European banks are moving quickly with the covered bond theme. Swedbank is converting all of its outstanding long-term funding into a massive covered bond issue. Put, by some, at €67bn. SocGen reportedly has a €25bn obligations foncières (covered bond) issue in the pipeline.
In the UK (where in the absence of a specific law, SPVs come into play) Alliance & Leicester has just got away an inaugural €10bn AAA-rated issue.
A big impediment before now to covered bonds taking off in the US was Fannie and Freddie. With a deep market in “gilt” MBS already established, there wasn’t much call for a new, legally challenging instrument to come to market. Now, of course, rates in the market of MBS securities unsuitable for GSE transmutation are ridiculously high. The graph opposite is the spread between jumbo loans (ineligible for GSE use) and regular 30-year mortgages (eligible). Up to a level of 140bp from 28bp in the first half of 2007, according to Bloomberg.

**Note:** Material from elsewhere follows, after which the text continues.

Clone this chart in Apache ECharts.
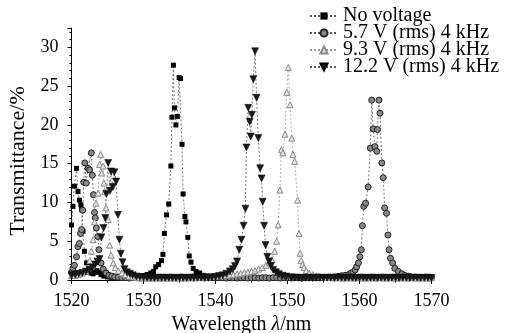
<!DOCTYPE html>
<html>
<head>
<meta charset="utf-8">
<script src="https://cdn.jsdelivr.net/npm/echarts@6/dist/echarts.min.js"></script>
<style>html,body{margin:0;padding:0;background:#fff}#c{width:506px;height:333px}</style>
</head>
<body>
<div id="c"></div>
<script>
const seriesNames = ['No voltage', '5.7 V (rms) 4 kHz', '9.3 V (rms) 4 kHz', '12.2 V (rms) 4 kHz'];
const xTicks = [1520, 1530, 1540, 1550, 1560, 1570];

const noVoltage = [[1520.0,7.1],[1520.2,9.5],[1520.4,12.1],[1520.7,14.4],[1520.9,11.4],[1521.1,10.3],[1521.3,9.7],[1521.4,9.1],[1521.6,6.3],[1521.8,3.7],[1522.1,2.2],[1522.4,1.3],[1522.7,0.9],[1523.0,0.8],[1523.3,1.0],[1523.5,1.2],[1523.8,1.0],[1524.1,0.7],[1524.5,0.5],[1525.0,0.4],[1525.5,0.35],[1526.0,0.3],[1526.5,0.3],[1527.0,0.25],[1527.5,0.3],[1528.0,0.3],[1528.5,0.35],[1529.0,0.4],[1529.5,0.45],[1530.0,0.55],[1530.5,0.7],[1531.0,0.9],[1531.4,1.1],[1531.7,1.7],[1532.1,2.0],[1532.5,2.5],[1532.7,3.3],[1532.9,6.0],[1533.2,8.4],[1533.5,9.8],[1533.8,14.7],[1533.95,21.0],[1534.15,27.7],[1534.3,22.2],[1534.5,20.0],[1534.7,21.1],[1534.95,26.1],[1535.15,26.0],[1535.35,17.5],[1535.5,11.1],[1535.75,8.2],[1535.9,7.5],[1536.15,5.5],[1536.35,3.1],[1536.6,2.3],[1536.9,1.5],[1537.3,1.1],[1537.8,0.9],[1538.3,0.6],[1538.8,0.5],[1539.3,0.4],[1540.0,0.3],[1540.5,0.3],[1541.0,0.25],[1541.5,0.3],[1542.0,0.3],[1542.5,0.25],[1543.0,0.3],[1543.5,0.3],[1544.0,0.25],[1544.5,0.3],[1545.0,0.3],[1545.5,0.25],[1546.0,0.3],[1546.5,0.3],[1547.0,0.25],[1547.5,0.3],[1548.0,0.3],[1548.5,0.25],[1549.0,0.3],[1549.5,0.3],[1550.0,0.25],[1550.5,0.3],[1551.0,0.3],[1551.5,0.25],[1552.0,0.3],[1552.5,0.3],[1553.0,0.25],[1553.5,0.3],[1554.0,0.3],[1554.5,0.25],[1555.0,0.3],[1555.5,0.3],[1556.0,0.25],[1556.5,0.3],[1557.0,0.3],[1557.5,0.25],[1558.0,0.3],[1558.5,0.3],[1559.0,0.25],[1559.5,0.3],[1560.0,0.3],[1560.5,0.25],[1561.0,0.3],[1561.5,0.3],[1562.0,0.25],[1562.5,0.3],[1563.0,0.3],[1563.5,0.25],[1564.0,0.3],[1564.5,0.3],[1565.0,0.25],[1565.5,0.3],[1566.0,0.3],[1566.5,0.25],[1567.0,0.3],[1567.5,0.3],[1568.0,0.25],[1568.5,0.3],[1569.0,0.3],[1569.5,0.25],[1570.0,0.3]];

const v57 = [[1520.0,1.0],[1520.2,1.5],[1520.4,1.9],[1520.7,3.0],[1520.9,4.3],[1521.1,4.7],[1521.25,6.0],[1521.4,6.5],[1521.55,9.0],[1521.7,12.6],[1521.85,15.1],[1522.05,12.5],[1522.3,14.4],[1522.5,14.2],[1522.75,16.4],[1522.9,13.5],[1523.05,11.0],[1523.2,8.7],[1523.3,8.0],[1523.45,6.7],[1523.65,5.6],[1523.8,3.9],[1524.1,2.2],[1524.4,1.4],[1524.8,0.9],[1525.2,0.6],[1525.6,0.5],[1526.0,0.4],[1526.5,0.35],[1527.0,0.3],[1527.5,0.3],[1528.0,0.25],[1528.5,0.3],[1529.0,0.3],[1529.5,0.25],[1530.0,0.3],[1530.5,0.3],[1531.0,0.25],[1531.5,0.3],[1532.0,0.3],[1532.5,0.25],[1533.0,0.3],[1533.5,0.3],[1534.0,0.25],[1534.5,0.3],[1535.0,0.3],[1535.5,0.25],[1536.0,0.3],[1536.5,0.3],[1537.0,0.25],[1537.5,0.3],[1538.0,0.3],[1538.5,0.25],[1539.0,0.3],[1539.5,0.3],[1540.0,0.25],[1540.5,0.3],[1541.0,0.3],[1541.5,0.25],[1542.0,0.3],[1542.5,0.3],[1543.0,0.25],[1543.5,0.3],[1544.0,0.3],[1544.5,0.25],[1545.0,0.3],[1545.5,0.3],[1546.0,0.25],[1546.5,0.3],[1547.0,0.3],[1547.5,0.25],[1548.0,0.3],[1548.5,0.3],[1549.0,0.25],[1549.5,0.3],[1550.0,0.3],[1550.5,0.25],[1551.0,0.3],[1551.5,0.3],[1552.0,0.25],[1552.5,0.3],[1553.0,0.3],[1553.5,0.3],[1554.0,0.3],[1554.5,0.3],[1555.0,0.3],[1555.5,0.35],[1556.0,0.35],[1556.5,0.4],[1557.0,0.45],[1557.5,0.55],[1558.0,0.6],[1558.5,0.7],[1558.8,0.9],[1559.1,1.0],[1559.4,1.3],[1559.6,1.7],[1559.85,2.2],[1560.05,3.0],[1560.25,3.9],[1560.4,7.0],[1560.6,9.5],[1560.85,9.9],[1561.2,12.0],[1561.5,17.0],[1561.7,23.2],[1561.9,19.5],[1562.15,17.2],[1562.4,16.6],[1562.5,19.4],[1562.7,23.2],[1562.85,21.5],[1563.1,15.1],[1563.3,13.2],[1563.5,9.3],[1563.75,8.6],[1563.95,5.8],[1564.1,3.9],[1564.3,2.8],[1564.6,2.2],[1564.9,1.5],[1565.4,1.1],[1565.9,0.8],[1566.3,0.6],[1566.8,0.5],[1567.2,0.4],[1567.6,0.35],[1568.0,0.3],[1568.5,0.3],[1569.0,0.25],[1569.5,0.3],[1570.0,0.3]];

const v93 = [[1520.0,0.6],[1520.5,0.6],[1521.0,0.7],[1521.5,0.9],[1521.9,1.1],[1522.3,1.5],[1522.55,2.5],[1522.75,3.7],[1523.0,5.2],[1523.2,7.5],[1523.4,9.9],[1523.7,11.2],[1523.9,14.9],[1524.05,16.2],[1524.2,13.8],[1524.4,14.7],[1524.5,12.5],[1524.6,11.4],[1524.8,9.3],[1525.1,7.8],[1525.3,4.5],[1525.5,3.2],[1525.8,2.2],[1526.1,1.6],[1526.5,1.2],[1527.0,0.9],[1527.5,0.7],[1528.0,0.5],[1528.5,0.4],[1529.0,0.35],[1529.5,0.3],[1530.0,0.3],[1530.5,0.25],[1531.0,0.3],[1531.5,0.3],[1532.0,0.25],[1532.5,0.3],[1533.0,0.3],[1533.5,0.25],[1534.0,0.3],[1534.5,0.3],[1535.0,0.25],[1535.5,0.3],[1536.0,0.3],[1536.5,0.3],[1537.0,0.3],[1537.5,0.35],[1538.0,0.35],[1538.5,0.4],[1539.0,0.4],[1539.5,0.45],[1540.0,0.45],[1540.5,0.5],[1541.0,0.55],[1541.5,0.6],[1542.0,0.65],[1542.5,0.7],[1543.0,0.8],[1543.5,0.85],[1544.0,0.95],[1544.5,1.0],[1545.0,1.1],[1545.5,1.2],[1546.0,1.4],[1546.5,1.6],[1547.0,1.9],[1547.5,2.3],[1547.8,2.6],[1548.2,3.7],[1548.5,5.0],[1548.7,7.1],[1548.95,11.6],[1549.15,16.8],[1549.35,16.4],[1549.65,18.8],[1549.9,24.2],[1550.1,27.4],[1550.35,22.6],[1550.6,18.3],[1550.75,16.2],[1551.0,15.3],[1551.4,10.3],[1551.6,6.0],[1551.75,3.45],[1551.9,2.5],[1552.1,2.0],[1552.3,1.6],[1552.6,1.2],[1553.0,0.9],[1553.5,0.7],[1554.0,0.55],[1554.5,0.45],[1555.0,0.4],[1555.5,0.35],[1556.0,0.35],[1556.5,0.3],[1557.0,0.3],[1557.5,0.25],[1558.0,0.3],[1558.5,0.3],[1559.0,0.25],[1559.5,0.3],[1560.0,0.3],[1560.5,0.25],[1561.0,0.3],[1561.5,0.3],[1562.0,0.25],[1562.5,0.3],[1563.0,0.3],[1563.5,0.25],[1564.0,0.3],[1564.5,0.3],[1565.0,0.25],[1565.5,0.3],[1566.0,0.3],[1566.5,0.25],[1567.0,0.3],[1567.5,0.3],[1568.0,0.25],[1568.5,0.3],[1569.0,0.3],[1569.5,0.25],[1570.0,0.3]];

const v122 = [[1520.0,0.6],[1520.5,0.7],[1521.0,0.8],[1521.5,0.9],[1522.0,1.1],[1522.5,1.3],[1522.9,1.6],[1523.3,2.0],[1523.6,2.4],[1523.9,2.7],[1524.15,5.5],[1524.45,6.7],[1524.7,8.0],[1524.85,11.1],[1525.1,15.1],[1525.35,11.5],[1525.5,14.0],[1525.75,12.0],[1525.95,13.9],[1526.2,12.7],[1526.45,8.4],[1526.65,5.2],[1526.85,3.4],[1527.1,2.3],[1527.35,1.4],[1527.7,1.0],[1528.1,0.8],[1528.5,0.6],[1529.0,0.45],[1529.5,0.4],[1530.0,0.35],[1530.5,0.3],[1531.0,0.3],[1531.5,0.25],[1532.0,0.3],[1532.5,0.3],[1533.0,0.25],[1533.5,0.3],[1534.0,0.3],[1534.5,0.25],[1535.0,0.3],[1535.5,0.3],[1536.0,0.25],[1536.5,0.3],[1537.0,0.3],[1537.5,0.3],[1538.0,0.3],[1538.5,0.3],[1539.0,0.3],[1539.5,0.35],[1540.0,0.4],[1540.5,0.5],[1541.0,0.6],[1541.5,0.8],[1542.0,1.1],[1542.4,1.4],[1542.7,1.8],[1543.0,2.4],[1543.3,3.9],[1543.6,5.2],[1543.9,7.0],[1544.15,9.2],[1544.3,17.1],[1544.55,22.2],[1544.75,20.4],[1544.9,18.5],[1545.05,21.3],[1545.25,25.9],[1545.5,29.5],[1545.7,23.5],[1545.95,18.3],[1546.2,14.4],[1546.4,13.1],[1546.55,10.1],[1546.75,7.0],[1546.95,4.5],[1547.2,3.0],[1547.45,2.4],[1547.7,1.8],[1548.0,1.3],[1548.4,1.0],[1548.8,0.75],[1549.3,0.55],[1549.8,0.45],[1550.5,0.35],[1551.0,0.3],[1551.5,0.3],[1552.0,0.25],[1552.5,0.3],[1553.0,0.3],[1553.5,0.25],[1554.0,0.3],[1554.5,0.3],[1555.0,0.25],[1555.5,0.3],[1556.0,0.3],[1556.5,0.25],[1557.0,0.3],[1557.5,0.3],[1558.0,0.25],[1558.5,0.3],[1559.0,0.3],[1559.5,0.25],[1560.0,0.3],[1560.5,0.3],[1561.0,0.25],[1561.5,0.3],[1562.0,0.3],[1562.5,0.25],[1563.0,0.3],[1563.5,0.3],[1564.0,0.25],[1564.5,0.3],[1565.0,0.3],[1565.5,0.25],[1566.0,0.3],[1566.5,0.3],[1567.0,0.25],[1567.5,0.3],[1568.0,0.3],[1568.5,0.25],[1569.0,0.3],[1569.5,0.3],[1570.0,0.25]];

const FONT = "'Liberation Serif', 'Times New Roman', serif";
const lineStyle = { color: '#555', width: 0.8, type: [2, 2] };

const chart = echarts.init(document.getElementById('c'), null, { renderer: 'canvas' });
chart.setOption({
  animation: false,
  backgroundColor: '#fff',
  grid: { left: 71.5, right: 74.5, top: 28, bottom: 53, outerBoundsMode: 'none', containLabel: false },
  legend: {
    orient: 'vertical', left: 309, top: 6, padding: 0,
    itemWidth: 28, itemHeight: 9, itemGap: -3,
    textStyle: { fontFamily: FONT, fontSize: 20, color: '#000', lineHeight: 16 },
    data: seriesNames
  },
  xAxis: {
    type: 'value', min: xTicks[0], max: xTicks[xTicks.length - 1], interval: 10,
    name: '{a|Wavelength }{i|λ}{a|/nm}', nameLocation: 'middle', nameGap: 30,
    nameTextStyle: { padding: [0, 20, 0, 0], rich: {
      a: { fontFamily: FONT, fontSize: 20, color: '#000' },
      i: { fontFamily: FONT, fontSize: 20, color: '#000', fontStyle: 'italic' } } },
    axisLine: { lineStyle: { color: '#000', width: 1 } },
    axisTick: { show: true, inside: false, length: 4, lineStyle: { color: '#000' } },
    minorTick: { show: true, splitNumber: 2, length: 2.5, lineStyle: { color: '#000' } },
    axisLabel: { fontFamily: FONT, fontSize: 18, color: '#000', margin: 12,
      formatter: function (v) { return String(v); } },
    splitLine: { show: false }
  },
  yAxis: {
    type: 'value', min: 0, max: 32.5, interval: 5,
    name: 'Transmittance/%', nameLocation: 'middle', nameGap: 26, nameRotate: 90,
    nameTextStyle: { fontFamily: FONT, fontSize: 22, color: '#000', padding: [0, 14, 0, 0] },
    axisLine: { show: true, lineStyle: { color: '#000', width: 1 } },
    axisTick: { show: true, inside: false, length: 4, lineStyle: { color: '#000' } },
    minorTick: { show: true, splitNumber: 5, length: 2, lineStyle: { color: '#000' } },
    axisLabel: { fontFamily: FONT, fontSize: 18, color: '#000', margin: 13, showMaxLabel: false },
    splitLine: { show: false }
  },
  series: [
    { name: seriesNames[0], type: 'line', data: noVoltage, symbol: 'rect', symbolSize: 5,
      itemStyle: { color: '#000' }, lineStyle: lineStyle },
    { name: seriesNames[1], type: 'line', data: v57, symbol: 'circle', symbolSize: 6,
      itemStyle: { color: '#888', borderColor: '#222', borderWidth: 1 }, lineStyle: lineStyle },
    { name: seriesNames[2], type: 'line', data: v93, symbol: 'triangle', symbolSize: 6,
      itemStyle: { color: '#e6e6e6', borderColor: '#8a8a8a', borderWidth: 1 }, lineStyle: { color: '#999', width: 0.8, type: [2, 2] } },
    { name: seriesNames[3], type: 'line', data: v122, symbol: 'triangle', symbolRotate: 180, symbolSize: 7,
      itemStyle: { color: '#1a1a1a', borderColor: '#000', borderWidth: 0.5 }, lineStyle: lineStyle }
  ]
});
</script>
</body>
</html>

If banks need a little push in the right direction, then at least it seems policymakers are aware of it. Because as disclosed on Tuesday…
The Policy Statement provides that the consent of the FDIC, as conservator or receiver, is given to covered bond obligees to exercise their contractual rights over collateral for covered bond transactions conforming to the Policy Statement no sooner than ten (10) business days after a monetary default on an IDI’s obligation to the covered bond obligee, as defined below, or ten (10) business days after the effective date of repudiation as provided in a written notice by the conservator or receiver.
Alas, the FDIC is still playing softball since the guarantee is only good on bond issues up to 4 per cent of the issuer’s total liabilities. But it’s the thought that counts. And a 10 day get-your-money-back guarantee on the bonds that do get issued is very attractive in the current market. Just the kind of good PR covered bonds might need to start being taken seriously.